Given Sri Lanka’s geostrategic location, it is more than expected that China will go all guns blazing to draw Colombo deeper into its strategic sphere. But the major concern is that China wants Sri Lanka to be part of its policy of encircling India. Having made deep inroads in Sri Lanka, China is now focusing on Northern Sri Lanka in order to influence the ethnic Tamils in the region.
In February this year, the Gotabaya Rajapasa government decided to award the US$12 million hybrid wind and solar energy project to the Chinese Sinosar-Etechwin joint venture in three islets off the Jaffna Peninsula which are barely 50 km from Tamil Nadu. According to reports, another Chinese joint venture has been allotted land in a coastal village in northern Sri Lanka for farming cucumber fish despite protests by local farmers.
With Pakistan sitting in its lap, China is developing the China-Myanmar Economic Corridor on lines of the China-Pakistan Economic Corridor in Pakistan. The first shipments through the railway line from the Myanmar to Chengdu in western China were recently delivered, signaling China’s new road-rail transportation channel to the Indian Ocean. With its eye on the Indian Ocean, China has been forging maritime links with Myanmar, Bangladesh, Seychelles, Mauritius and Maldives in addition to Sri Lanka. It already has Pakistan’s entire coastline at its disposal.

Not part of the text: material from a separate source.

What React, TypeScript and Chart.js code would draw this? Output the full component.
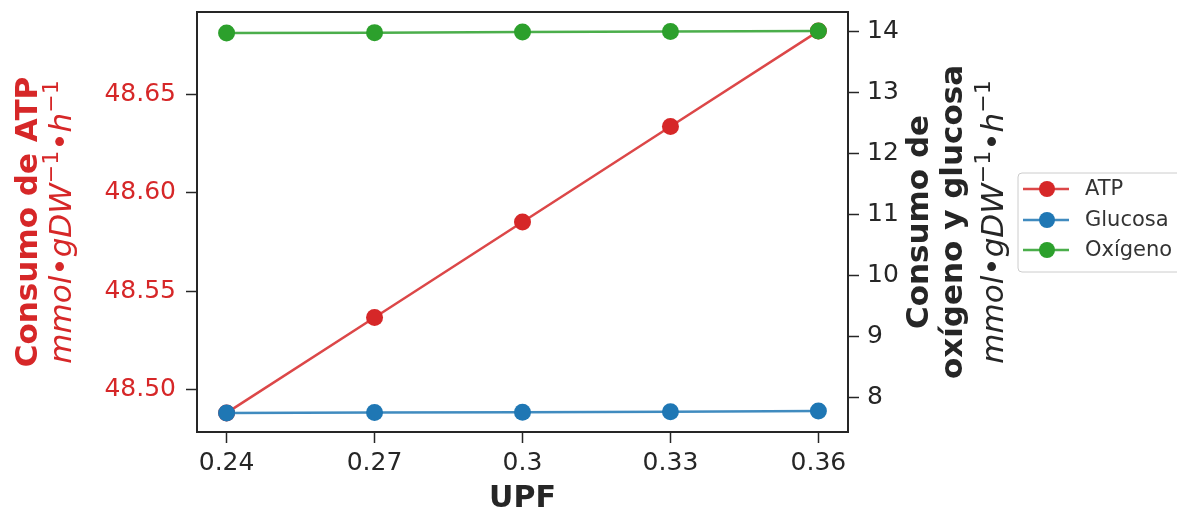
import React, { useEffect, useRef } from "react";
import { Chart, registerables } from "chart.js";

Chart.register(...registerables);

const upf = [0.24, 0.27, 0.3, 0.33, 0.36];
const xTickLabels = ["0.24", "0.27", "0.3", "0.33", "0.36"];
const atp = [48.4883, 48.5367, 48.5852, 48.6337, 48.6821];
const glucosa = [7.75, 7.755, 7.76, 7.77, 7.78];
const oxigeno = [13.975, 13.98, 13.99, 14.0, 14.005];
const leftTicks = [48.5, 48.55, 48.6, 48.65];
const rightTicks = [8, 9, 10, 11, 12, 13, 14];
const seriesNames = ["ATP", "Glucosa", "Oxígeno"];
const seriesColors = ["#d62728", "#1f77b4", "#2ca02c"];
const lineColors = ["rgba(214,39,40,0.85)", "rgba(31,119,180,0.85)", "rgba(44,160,44,0.85)"];

const FONT = "'DejaVu Sans', sans-serif";
const DARK = "#262626";
const TICK_SIZE = 25;
const TITLE_SIZE = 31;

type Seg = { t: string; kind: "b" | "it" | "up" | "sup" };

function drawRotated(ctx: CanvasRenderingContext2D, segs: Seg[], size: number, baselineX: number, cy: number, color: string) {
  const fontFor = (k: string) => {
    if (k === "b") return `bold ${size}px ${FONT}`;
    if (k === "it") return `oblique ${size}px ${FONT}`;
    if (k === "sup") return `${Math.round(size * 0.7)}px ${FONT}`;
    return `${size}px ${FONT}`;
  };
  let total = 0;
  const widths: number[] = [];
  for (const s of segs) {
    ctx.font = fontFor(s.kind);
    const w = ctx.measureText(s.t).width;
    widths.push(w);
    total += w;
  }
  ctx.save();
  ctx.translate(baselineX, cy);
  ctx.rotate(-Math.PI / 2);
  ctx.fillStyle = color;
  ctx.textBaseline = "alphabetic";
  ctx.textAlign = "left";
  let x = -total / 2;
  segs.forEach((s, i) => {
    ctx.font = fontFor(s.kind);
    const dy = s.kind === "sup" ? -size * 0.42 : 0;
    ctx.fillText(s.t, x, dy);
    x += widths[i];
  });
  ctx.restore();
}

const unitSegs: Seg[] = [
  { t: "mmol", kind: "it" },
  { t: "•", kind: "up" },
  { t: "gDW", kind: "it" },
  { t: "−1", kind: "sup" },
  { t: "•", kind: "up" },
  { t: "h", kind: "it" },
  { t: "−1", kind: "sup" },
];

const decorPlugin = {
  id: "decor",
  afterDraw(chart: any) {
    const ctx: CanvasRenderingContext2D = chart.ctx;
    const a = chart.chartArea;
    const cy = (a.top + a.bottom) / 2;
    // frame
    ctx.save();
    ctx.strokeStyle = DARK;
    ctx.lineWidth = 2;
    ctx.strokeRect(a.left, a.top, a.right - a.left, a.bottom - a.top);
    ctx.restore();

    // x title
    ctx.save();
    ctx.font = `bold 30px ${FONT}`;
    ctx.fillStyle = DARK;
    ctx.textAlign = "center";
    ctx.textBaseline = "alphabetic";
    ctx.fillText("UPF", (a.left + a.right) / 2, 507);
    ctx.restore();

    // left title
    drawRotated(ctx, [{ t: "Consumo de ATP", kind: "b" }], TITLE_SIZE, 37, cy, "#d62728");
    drawRotated(ctx, unitSegs, TITLE_SIZE, 71, cy, "#d62728");

    // right title
    drawRotated(ctx, [{ t: "Consumo de", kind: "b" }], TITLE_SIZE, 928, cy, DARK);
    drawRotated(ctx, [{ t: "oxígeno y glucosa", kind: "b" }], TITLE_SIZE, 962, cy, DARK);
    drawRotated(ctx, unitSegs, TITLE_SIZE, 1003, cy, DARK);

    // legend
    ctx.save();
    const lx = 1018, ly = 173, lw = 175, lh = 99, r = 4;
    ctx.beginPath();
    ctx.moveTo(lx + r, ly);
    ctx.lineTo(lx + lw - r, ly);
    ctx.arcTo(lx + lw, ly, lx + lw, ly + r, r);
    ctx.lineTo(lx + lw, ly + lh - r);
    ctx.arcTo(lx + lw, ly + lh, lx + lw - r, ly + lh, r);
    ctx.lineTo(lx + r, ly + lh);
    ctx.arcTo(lx, ly + lh, lx, ly + lh - r, r);
    ctx.lineTo(lx, ly + r);
    ctx.arcTo(lx, ly, lx + r, ly, r);
    ctx.closePath();
    ctx.fillStyle = "rgba(255,255,255,0.8)";
    ctx.fill();
    ctx.strokeStyle = "#cccccc";
    ctx.lineWidth = 1;
    ctx.stroke();
    const ys = [189, 220, 250];
    seriesNames.forEach((name, i) => {
      const y = ys[i];
      ctx.strokeStyle = lineColors[i];
      ctx.lineWidth = 2.5;
      ctx.beginPath();
      ctx.moveTo(1023, y);
      ctx.lineTo(1069, y);
      ctx.stroke();
      ctx.fillStyle = seriesColors[i];
      ctx.beginPath();
      ctx.arc(1047, y, 8, 0, Math.PI * 2);
      ctx.fill();
      ctx.fillStyle = "#333333";
      ctx.font = `21px ${FONT}`;
      ctx.textAlign = "left";
      ctx.textBaseline = "middle";
      ctx.fillText(name, 1085, y + 1);
    });
    ctx.restore();
  },
};

function toPoints(ys: number[]) {
  return upf.map((x, i) => ({ x, y: ys[i] }));
}

function zeroPad(s: any) {
  s.paddingTop = 0;
  s.paddingBottom = 0;
  s.paddingLeft = 0;
  s.paddingRight = 0;
}

export default function App() {
  const ref = useRef<HTMLCanvasElement | null>(null);
  useEffect(() => {
    if (!ref.current) return;
    const grid = {
      display: true,
      drawOnChartArea: false,
      drawTicks: true,
      tickLength: 11,
      tickWidth: 1.5,
      tickColor: DARK,
      color: DARK,
    };
    const chart = new Chart(ref.current, {
      type: "line",
      data: {
        datasets: [
          { label: seriesNames[0], data: toPoints(atp), yAxisID: "y", order: 2 },
          { label: seriesNames[1], data: toPoints(glucosa), yAxisID: "y1", order: 1 },
          { label: seriesNames[2], data: toPoints(oxigeno), yAxisID: "y1", order: 0 },
        ].map((d, i) => ({
          ...d,
          borderColor: lineColors[i],
          backgroundColor: seriesColors[i],
          pointBackgroundColor: seriesColors[i],
          pointBorderWidth: 0,
          pointRadius: 8.5,
          pointHoverRadius: 8.5,
          borderWidth: 2.5,
          tension: 0,
          fill: false,
        })),
      },
      options: {
        animation: false,
        responsive: false,
        maintainAspectRatio: false,
        layout: { padding: { top: 12, left: 0, right: 0, bottom: 0 } },
        plugins: { legend: { display: false }, tooltip: { enabled: false } },
        scales: {
          x: {
            type: "linear",
            min: 0.234,
            max: 0.366,
            afterBuildTicks: (s: any) => {
              s.ticks = upf.map((v) => ({ value: v }));
            },
            afterFit: (s: any) => {
              s.height = 78;
              zeroPad(s);
            },
            ticks: {
              color: DARK,
              font: { family: FONT, size: TICK_SIZE },
              padding: 5,
              maxRotation: 0,
              autoSkip: false,
              callback: (v: any) => {
                const i = upf.findIndex((u) => Math.abs(u - Number(v)) < 1e-6);
                return i >= 0 ? xTickLabels[i] : "";
              },
            },
            grid,
            border: { display: false },
          },
          y: {
            type: "linear",
            position: "left",
            min: 48.4786,
            max: 48.6918,
            afterBuildTicks: (s: any) => {
              s.ticks = leftTicks.map((v) => ({ value: v }));
            },
            afterFit: (s: any) => {
              s.width = 197;
              zeroPad(s);
            },
            ticks: {
              color: "#d62728",
              font: { family: FONT, size: TICK_SIZE },
              padding: 10,
              crossAlign: "near",
              autoSkip: false,
              callback: (v: any) => Number(v).toFixed(2),
            },
            grid,
            border: { display: false },
          },
          y1: {
            type: "linear",
            position: "right",
            min: 7.437,
            max: 14.318,
            afterBuildTicks: (s: any) => {
              s.ticks = rightTicks.map((v) => ({ value: v }));
            },
            afterFit: (s: any) => {
              s.width = 329;
              zeroPad(s);
            },
            ticks: {
              color: DARK,
              font: { family: FONT, size: TICK_SIZE },
              padding: 8,
              crossAlign: "near",
              autoSkip: false,
              callback: (v: any) => String(v),
            },
            grid,
            border: { display: false },
          },
        },
      },
      plugins: [decorPlugin],
    } as any);
    return () => chart.destroy();
  }, []);
  return (
    <div style={{ position: "absolute", left: 0, top: 0, width: 1177, height: 510, background: "#fff" }}>
      <canvas ref={ref} width={1177} height={510} style={{ width: 1177, height: 510, display: "block" }} />
    </div>
  );
}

China was behind the bloody Maoist insurgency in Nepal which is old news. More recent is the decades old China-Pakistan support to Taliban which has resulted in the ignoble retreat of the US from Afghanistan. The China-Pakistan nexus in conjunction Pakistan-based and other terrorist organizations have developed deep links with radical and terrorist organizations in Myanmar, Bangladesh, Nepal, India and Maldives. It is in the same context that China is focusing on the ethnic Tamil population in Northern Sri Lanka – to wage sub-conventional war in Southern India; despite China and Pakistan having helped Sri Lanka to decimate the LTTE.